Yes, absolutely. The choice of options is left to the customer. With price barriers being dropped and datacenter footprint becoming increasing valuable, we find customers adapting to All-Flash Arrays more frequently. Auto-Tiering/Hybrid Arrays are going to be the mainstream product for some more time, but in the near future we expect customers adopting All-Flash optimized arrays since it delivers significantly better overall IOPS (Input/output Operations per Second) within a rack.

How do these new HP products attack questions around simplification of enterprise storage and ease of integration? Do they align well with a CIO's needs and implications of Cloud or Virtualization adoption?

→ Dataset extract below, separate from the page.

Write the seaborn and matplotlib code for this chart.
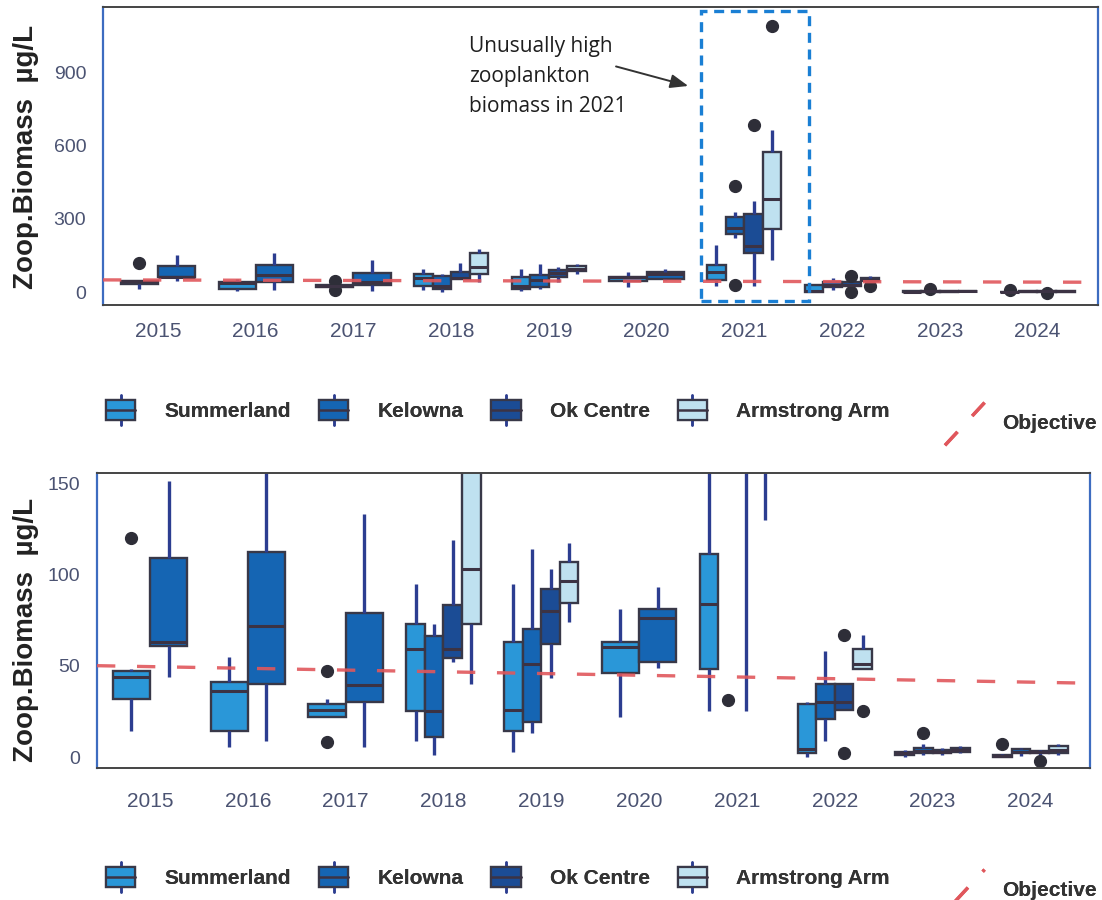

Flash Arrays are breaking price barriers. The recent announcement of 3PAR 7200 All-Flash Starter Kit comes at a price point of sub $ 35000, which is unprecedented. This is 50 per cent cheaper than any available SSD array with similar functionality. This actually eliminates entry price barrier to all-Flash arrays. Flash Arrays will increasingly be acceptable to customers’ the moment Price/Performance Gap is bridged compared to Spinning Arrays. Customers adopting Cloud or transitioning to VDI projects are increasingly adopting these arrays, especially for multi-tenant environment management. For customers adopting Cloud, Converged Management (Integration of HP OneView & HP Helion with Openstack standards) will be critical for simplification and ease of integration. Seamless integration into VMware vCenter Operations and log insight will also play a critical role in implication.